Is LMMS totally open source?
The system has been built using open source tools. It is a customised application built using Java openlayers. The algorithms part of the project is open source. The mobile app component is also open source. The rest of the solution is specific to users or local geographic conditions. The team is working on building a generic model and bringing it into the open source domain.
Why open source?
Gollapalli feels that the team chose open source technologies as these help to build customised solutions. It is a multi-disciplinary project that requires the synchronisation of various aspects, and open source is best suited for that.

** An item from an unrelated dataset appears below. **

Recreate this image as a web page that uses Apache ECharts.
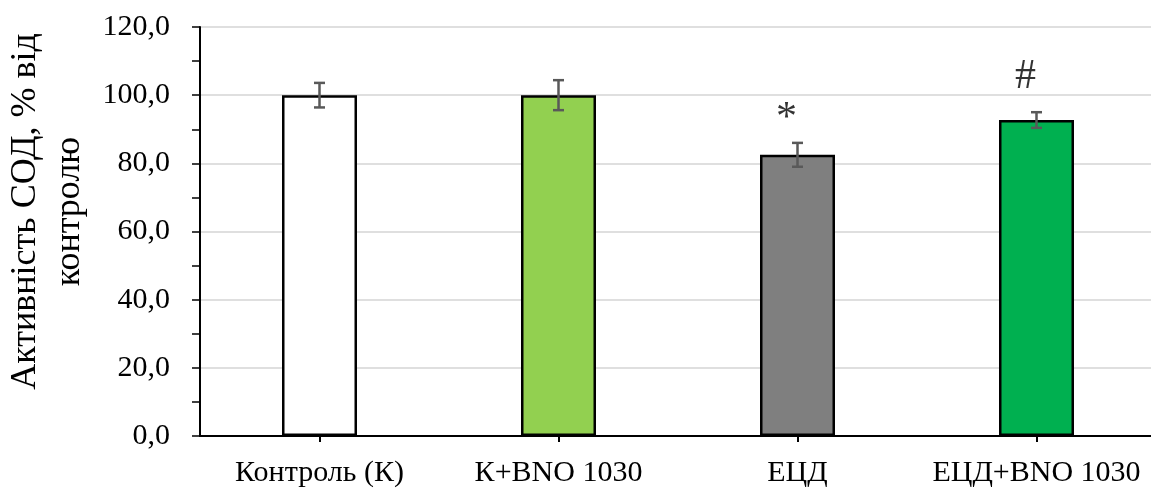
<!DOCTYPE html>
<html>
<head>
<meta charset="utf-8">
<script src="https://cdn.jsdelivr.net/npm/echarts@6/dist/echarts.min.js"></script>
<style>
  html, body { margin: 0; padding: 0; background: #fff; }
  #chart { width: 1151px; height: 490px; }
</style>
</head>
<body>
<div id="chart"></div>
<script>
// активність СОД, % від контролю
var categories = ['Контроль (К)', 'К+BNO 1030', 'ЕЦД', 'ЕЦД+BNO 1030'];
var values = [100.0, 100.0, 82.5, 92.7];
var errors = [3.6, 4.4, 3.5, 2.3];
var barColors = ['#ffffff', '#92d050', '#7f7f7f', '#00b050'];
var marks = ['', '', '*', '#'];
var markLevels = [null, null, 93.0, 105.4];
var yTicks = [0, 20, 40, 60, 80, 100, 120];

var font = "'Liberation Serif', 'Times New Roman', serif";

var chart = echarts.init(document.getElementById('chart'));

var option = {
    animation: false,
    grid: { left: 200, top: 27, bottom: 54, width: 956, outerBoundsMode: 'none', containLabel: false },
    xAxis: {
        type: 'category',
        data: categories,
        axisLine: { lineStyle: { color: '#000', width: 2 } },
        axisTick: { show: true, alignWithLabel: true, length: 6, lineStyle: { color: '#000', width: 2 } },
        axisLabel: { color: '#000', fontFamily: font, fontSize: 30, margin: 22, interval: 0 }
    },
    yAxis: {
        type: 'value',
        min: yTicks[0],
        max: yTicks[yTicks.length - 1],
        interval: 20,
        name: 'Активність СОД, % від\nконтролю',
        nameLocation: 'middle',
        nameGap: 104,
        nameTextStyle: { color: '#000', fontFamily: font, fontSize: 36, lineHeight: 44, padding: [0, 0, 0, 40] },
        axisLine: { show: true, lineStyle: { color: '#000', width: 2 } },
        axisTick: { show: true, length: 8, lineStyle: { color: '#000', width: 1.5 } },
        minorTick: { show: true, splitNumber: 2, length: 8, lineStyle: { color: '#000', width: 1.5 } },
        splitLine: { show: true, lineStyle: { color: '#d4d4d4', width: 1.5 } },
        axisLabel: {
            color: '#000', fontFamily: font, fontSize: 30, margin: 30,
            formatter: function (v) { return v.toFixed(1).replace('.', ','); }
        }
    },
    series: [
        {
            type: 'bar',
            barWidth: 75,
            data: values.map(function (v, i) {
                return { value: v, itemStyle: { color: barColors[i] } };
            }),
            itemStyle: { borderColor: '#000', borderWidth: 2.5 },
            z: 2
        },
        {
            type: 'custom',
            z: 3,
            data: values.map(function (v, i) { return [i, v - errors[i], v + errors[i]]; }),
            renderItem: function (params, api) {
                var x = api.value(0);
                var lo = api.coord([x, api.value(1)]);
                var hi = api.coord([x, api.value(2)]);
                var cap = 5.5;
                var st = { stroke: '#595959', lineWidth: 2.5 };
                return {
                    type: 'group',
                    children: [
                        { type: 'line', shape: { x1: hi[0], y1: hi[1], x2: lo[0], y2: lo[1] }, style: st },
                        { type: 'line', shape: { x1: hi[0] - cap, y1: hi[1], x2: hi[0] + cap, y2: hi[1] }, style: st },
                        { type: 'line', shape: { x1: lo[0] - cap, y1: lo[1], x2: lo[0] + cap, y2: lo[1] }, style: st }
                    ]
                };
            }
        },
        {
            type: 'scatter',
            symbolSize: 0,
            z: 4,
            data: markLevels.map(function (m, i) { return m === null ? null : [i, m]; }),
            label: {
                show: true,
                position: 'inside',
                offset: [-11, 0],
                color: '#000',
                fontFamily: font,
                fontSize: 42,
                formatter: function (p) { return marks[p.dataIndex]; }
            }
        }
    ]
};

chart.setOption(option);
</script>
</body>
</html>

Who benefits from all this
The main beneficiaries of mapping surface water bodies seasonally will be people living in areas prone to climate changes. Gollapalli says, “We are yet to reach a stage where the data that we are generating is directly useful for them. We are using a three-pronged approach in getting this to the grassroots level. We are working with NGOs and helping them understand the utility of open data and open source for water conservation. We are also working with the state government to create data platforms for analysis and planning, and enabling researchers to use satellite data, process it and contribute to open data.”
Dr K.S. Rajan, professor at IIIT Hyderabad and mentor to the team, adds, “There are three parts to the project—understanding the problem and designing a solution, executing the solutions that can be made operational, and training the staff (who can not only use the solution, but also maintain it and put it in practice on a day-to-day basis). My role consisted of helping to design the solution – looking at what data was available – and working out the correct technical applications. Once that was done, we started building a prototype. And then we trained the right people in a government agency to involve them in the working of the solution.”
Future plans
So, what is the roadmap for this project? Gollapalli says, “After providing support to the government for three years and handing the project over to them, we plan to map and monitor all the surface water bodies in the Deccan plateau by collaborating with academic institutions and citizen groups.
“We have started an e-learning platform called SEED to help young researchers learn how to map changes in land resources by using satellite data. This platform will be part of a participatory GIS model that helps users to learn and contribute to open data. This will enable availability of data for all regions and all seasons.”